District Heating De-Carbonisation in Belgrade

This paper, presented at Beyond 2020 digital event, summarizes the renovation plans for the District Heating network of the city of Belgrade.

The present article, presented at Beyond 2020 digital event, summarizes the renovation plans for the District Heating network of the city of Belgrade. The paper includes the criteria for the selection of the technologies, the identification of enabling investments, interaction with stakeholders, securing of financing, and status of the plan.

AUTHORS: Antonio Garrido Marijuan, TECNALIA, Roberto Garay, TECNALIA, Mikel Lumbreras, ENEDI Research Group, Ljubisa Vladic and Radmilo Savić, Beogradske Elektrane.

Capacity and location of the main central plants of the Belgrade DH (Source: BE Management and Deloitte analysis).

A large share of the city of Belgrade is heated by a District Heating network. Established in 1965, the network delivers 3.6 TWh to more than 20 million square meters of households industries and businesses, by means of a 1460km-long network.

The system has been continuously upgraded and adapted to new technologies and already operates at relatively low temperature, with modernized substations. However, the delivered heat is still produced mainly by means of carbon intensive technologies.

Along the last decade large solar thermal systems have already been successfully connected to DH networks under commercial operation in several EU locations (SDHplus project). Hence, in order to allow for a
transition to more efficient cities at a cost-effective approach, extensive R&D on low carbon DHs with distributed sources is required (Harrestrup & Svendsen, 2014).

DH operation temperature needs to be reduced in order to increase the integration and performance of renewable systems and operation criteria needs to be adopted for the introduction of weather-dependent, distributed heat sources such as solar systems. The DH strategy for the city of Belgrade (Serbia) is focused on the development and demonstration of these concepts.

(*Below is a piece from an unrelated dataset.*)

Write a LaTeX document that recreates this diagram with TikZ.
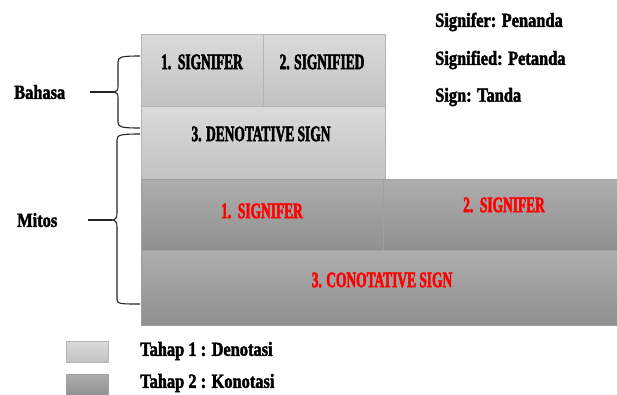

Conscious of the need to de-carbonise the city, a multi-year transition plan was established, where large investments have been secured, comprising greater interconnection levels, installation of large solar thermal plants and waste incineration plants, and the conversion of a power plant into CHP, among others.

After the execution of the de-carbonisation roadmap, it is expected that the DH system will reduce its carbon intensity by 50%.

This strategy to de-carbonise the Belgrade DH will take this network to the level of Nordic systems, where the presence of CHP, waste energy and similar low carbon strategies is high, as in Stockholm, where around 90 percent of greater Stockholm is supplied by a DH with a production-based 90% on renewable or recovered energy. The size of the Belgrade DH, one of the biggest of Europe with >12PJ heat sales only compared to few DHs networks such as Copenhagen’s (>30PJ heat sales) or Stockholm´s DHs (>25PJ heat sales), makes its de-carbonisation highly relevant and challenging, requiring advanced technologies to reach the goals.

In this paper, the criteria for the selection of the technologies, the identification of enabling investments, interaction with stakeholders, securing of financing, and status of the plan are presented.